▶ **Set problem**
Take the lines from the head of the listing through the one bearing "years = list(range(1990, 2019))" and copy them exactly, leaving every picture out.
[BEGIN]
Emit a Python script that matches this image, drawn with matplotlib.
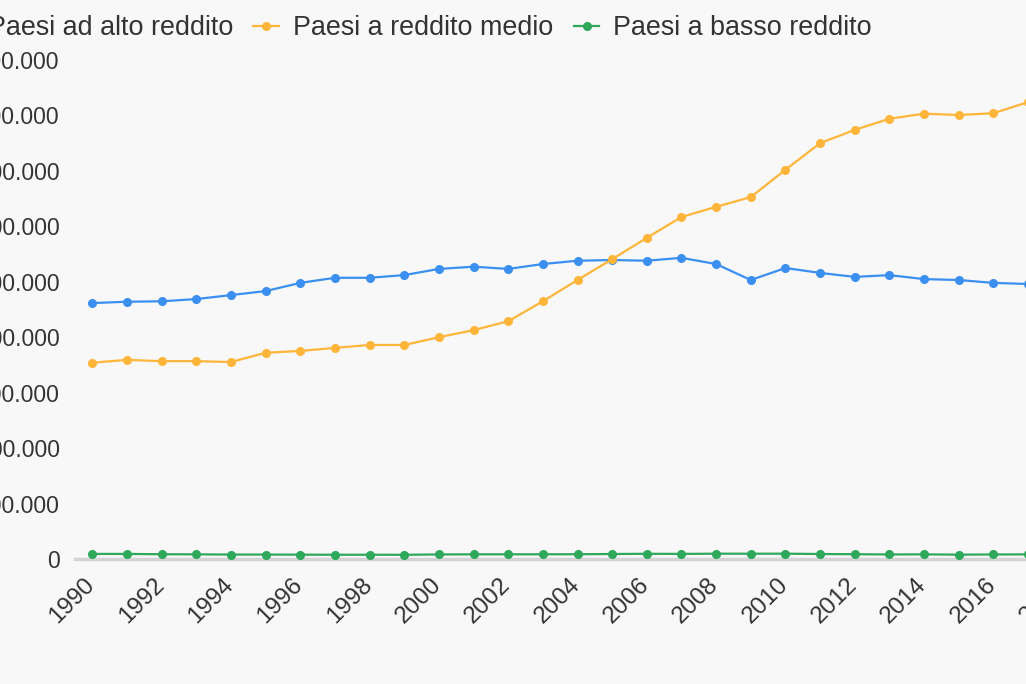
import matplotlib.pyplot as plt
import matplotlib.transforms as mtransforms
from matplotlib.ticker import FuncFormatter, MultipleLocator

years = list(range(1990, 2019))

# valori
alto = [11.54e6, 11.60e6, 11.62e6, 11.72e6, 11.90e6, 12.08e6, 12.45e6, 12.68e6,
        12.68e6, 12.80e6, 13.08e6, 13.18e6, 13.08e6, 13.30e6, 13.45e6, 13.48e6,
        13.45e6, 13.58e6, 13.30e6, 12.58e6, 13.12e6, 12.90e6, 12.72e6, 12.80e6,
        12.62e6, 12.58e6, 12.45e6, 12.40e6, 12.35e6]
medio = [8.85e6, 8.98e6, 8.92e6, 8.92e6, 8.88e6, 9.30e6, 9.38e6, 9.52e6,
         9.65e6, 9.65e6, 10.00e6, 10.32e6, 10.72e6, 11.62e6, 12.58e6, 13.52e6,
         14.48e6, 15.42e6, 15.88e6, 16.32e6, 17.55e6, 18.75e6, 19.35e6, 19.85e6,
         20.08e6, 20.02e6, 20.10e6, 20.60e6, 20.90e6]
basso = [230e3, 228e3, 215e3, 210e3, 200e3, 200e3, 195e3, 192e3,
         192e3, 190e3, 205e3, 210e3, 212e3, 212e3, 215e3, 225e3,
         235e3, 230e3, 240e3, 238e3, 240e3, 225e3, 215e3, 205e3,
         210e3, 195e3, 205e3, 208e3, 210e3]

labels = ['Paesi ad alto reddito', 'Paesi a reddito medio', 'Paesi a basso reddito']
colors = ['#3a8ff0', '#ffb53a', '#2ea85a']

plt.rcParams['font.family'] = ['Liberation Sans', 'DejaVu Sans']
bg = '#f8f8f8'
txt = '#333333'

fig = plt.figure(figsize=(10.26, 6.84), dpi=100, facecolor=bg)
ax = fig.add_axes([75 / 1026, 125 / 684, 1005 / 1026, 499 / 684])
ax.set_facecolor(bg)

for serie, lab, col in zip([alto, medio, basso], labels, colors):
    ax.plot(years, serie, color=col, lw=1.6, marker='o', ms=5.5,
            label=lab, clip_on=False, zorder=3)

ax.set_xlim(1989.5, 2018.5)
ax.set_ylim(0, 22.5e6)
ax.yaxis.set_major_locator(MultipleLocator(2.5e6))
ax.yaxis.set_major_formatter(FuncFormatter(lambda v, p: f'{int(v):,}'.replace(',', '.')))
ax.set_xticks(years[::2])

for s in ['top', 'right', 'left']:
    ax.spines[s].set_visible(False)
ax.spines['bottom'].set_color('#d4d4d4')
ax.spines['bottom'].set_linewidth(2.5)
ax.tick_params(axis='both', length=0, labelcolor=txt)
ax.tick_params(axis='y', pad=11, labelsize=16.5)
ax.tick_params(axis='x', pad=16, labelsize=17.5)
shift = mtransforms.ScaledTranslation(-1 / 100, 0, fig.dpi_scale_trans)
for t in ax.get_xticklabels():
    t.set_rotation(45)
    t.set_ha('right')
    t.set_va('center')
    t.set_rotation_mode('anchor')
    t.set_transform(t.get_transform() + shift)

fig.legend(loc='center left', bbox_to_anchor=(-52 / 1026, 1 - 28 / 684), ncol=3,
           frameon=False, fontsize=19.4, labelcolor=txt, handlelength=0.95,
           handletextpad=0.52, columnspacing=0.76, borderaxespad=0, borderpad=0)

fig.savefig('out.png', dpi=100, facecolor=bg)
[END]
▶ **Exercise result**
Emit a Python script that matches this image, drawn with matplotlib.
import matplotlib.pyplot as plt
import matplotlib.transforms as mtransforms
from matplotlib.ticker import FuncFormatter, MultipleLocator

years = list(range(1990, 2019))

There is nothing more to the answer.